The ACLU has filed a Freedom of Information Act request with 30 police and sheriff departments in Florida to determine how widespread the use of the stingray is and how often its use has been concealed from courts.  Use of stingray technology goes back at least 20 years. In a 2009 Utah case, an FBI agent described using a cell site emulator more than 300 times over a decade and indicated that they were used on a daily basis by U.S. Marshals, the Secret Service, and other federal agencies.  The systems are not cheap. According to a 2008 price list obtained by Public Intelligence, the Harris Stingray was priced at $75,000 for the basic device, plus an additional $22,000 – $5,000 for various software packages for use with it. But the police in Florida appear to have obtained the devices for free or on lease from the maker.
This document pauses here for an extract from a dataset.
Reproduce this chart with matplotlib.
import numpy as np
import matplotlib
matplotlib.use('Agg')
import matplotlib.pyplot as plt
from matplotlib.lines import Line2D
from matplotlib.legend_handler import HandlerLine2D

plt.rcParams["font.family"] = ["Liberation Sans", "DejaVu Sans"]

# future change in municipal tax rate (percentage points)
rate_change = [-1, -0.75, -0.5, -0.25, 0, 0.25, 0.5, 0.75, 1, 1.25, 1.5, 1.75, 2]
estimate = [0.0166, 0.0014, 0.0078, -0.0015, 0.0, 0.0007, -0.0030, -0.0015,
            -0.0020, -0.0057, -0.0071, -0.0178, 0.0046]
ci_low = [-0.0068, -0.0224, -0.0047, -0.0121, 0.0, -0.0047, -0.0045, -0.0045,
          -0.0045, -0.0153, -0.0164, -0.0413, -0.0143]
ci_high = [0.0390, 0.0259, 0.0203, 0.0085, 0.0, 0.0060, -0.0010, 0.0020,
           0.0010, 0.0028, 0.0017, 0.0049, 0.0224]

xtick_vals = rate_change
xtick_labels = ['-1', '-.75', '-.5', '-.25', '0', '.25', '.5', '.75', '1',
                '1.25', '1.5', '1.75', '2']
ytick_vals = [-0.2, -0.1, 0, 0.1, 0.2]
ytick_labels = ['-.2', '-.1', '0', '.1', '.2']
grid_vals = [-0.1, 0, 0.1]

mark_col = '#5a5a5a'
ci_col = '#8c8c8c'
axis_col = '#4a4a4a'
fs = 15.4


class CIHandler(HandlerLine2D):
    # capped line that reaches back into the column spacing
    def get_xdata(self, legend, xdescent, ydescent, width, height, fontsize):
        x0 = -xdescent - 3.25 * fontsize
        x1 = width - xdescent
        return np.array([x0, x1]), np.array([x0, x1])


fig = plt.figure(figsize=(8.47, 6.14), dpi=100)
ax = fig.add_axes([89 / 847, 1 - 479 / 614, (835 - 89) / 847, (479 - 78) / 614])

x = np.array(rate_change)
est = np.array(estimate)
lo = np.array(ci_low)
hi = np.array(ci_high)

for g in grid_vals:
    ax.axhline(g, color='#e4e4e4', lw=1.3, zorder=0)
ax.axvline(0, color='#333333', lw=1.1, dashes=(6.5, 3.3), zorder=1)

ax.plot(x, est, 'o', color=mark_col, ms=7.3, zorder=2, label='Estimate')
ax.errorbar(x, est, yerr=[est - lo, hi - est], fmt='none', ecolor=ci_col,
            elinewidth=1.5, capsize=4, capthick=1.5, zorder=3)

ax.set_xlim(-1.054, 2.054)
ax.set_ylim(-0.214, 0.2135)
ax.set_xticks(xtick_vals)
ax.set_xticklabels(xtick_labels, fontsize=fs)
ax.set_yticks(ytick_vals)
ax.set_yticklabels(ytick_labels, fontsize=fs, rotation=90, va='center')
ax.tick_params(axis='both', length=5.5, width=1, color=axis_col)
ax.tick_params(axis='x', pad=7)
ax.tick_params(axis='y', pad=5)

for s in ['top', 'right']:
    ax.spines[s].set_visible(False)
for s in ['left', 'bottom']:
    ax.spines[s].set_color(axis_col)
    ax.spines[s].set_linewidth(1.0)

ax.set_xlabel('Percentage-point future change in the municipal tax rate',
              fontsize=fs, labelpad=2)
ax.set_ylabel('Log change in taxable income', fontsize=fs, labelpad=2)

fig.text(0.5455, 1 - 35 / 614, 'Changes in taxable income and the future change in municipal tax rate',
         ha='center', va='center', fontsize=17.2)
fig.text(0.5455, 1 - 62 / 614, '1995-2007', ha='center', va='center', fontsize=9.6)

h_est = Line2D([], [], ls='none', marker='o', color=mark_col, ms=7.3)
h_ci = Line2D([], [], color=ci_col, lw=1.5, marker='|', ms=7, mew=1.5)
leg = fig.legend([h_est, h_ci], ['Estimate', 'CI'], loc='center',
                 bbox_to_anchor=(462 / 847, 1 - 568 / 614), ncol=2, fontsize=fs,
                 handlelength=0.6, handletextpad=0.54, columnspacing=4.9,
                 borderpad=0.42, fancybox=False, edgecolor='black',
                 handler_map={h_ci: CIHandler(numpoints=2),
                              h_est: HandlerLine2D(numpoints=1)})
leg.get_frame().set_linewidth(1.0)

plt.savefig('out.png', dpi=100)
While the government has argued in other cases that it does not need a warrant to use the devices, it conceded in one case in Arizona that it did need a warrant to use the device in that particular case because it involved locating a Verizon air card being used inside the suspect’s apartment.  In the Thomas case in Florida, however, the appellate judges noted that they were considering the suspect’s appeal only on grounds that police did not obtain a search warrant for his apartment, not on grounds that they did not obtain a search warrant for the use of the surveillance device.

“For purposes of decision, however, we assume the police acted lawfully up to the point that they forcibly entered the apartment,” they wrote in their November opinion. “It is not clear that there was ever a ruling on the legality of the cellphone tracking methods used below.”

The trial court initially ruled that the apartment search was legal, due to exigent circumstances, and therefore evidence obtained in the search was legal, but the appellate court reversed this and found that the girlfriend had only given her consent after she was forced to leave the apartment and stand outside in her night clothes, and after police had already begun to search the apartment.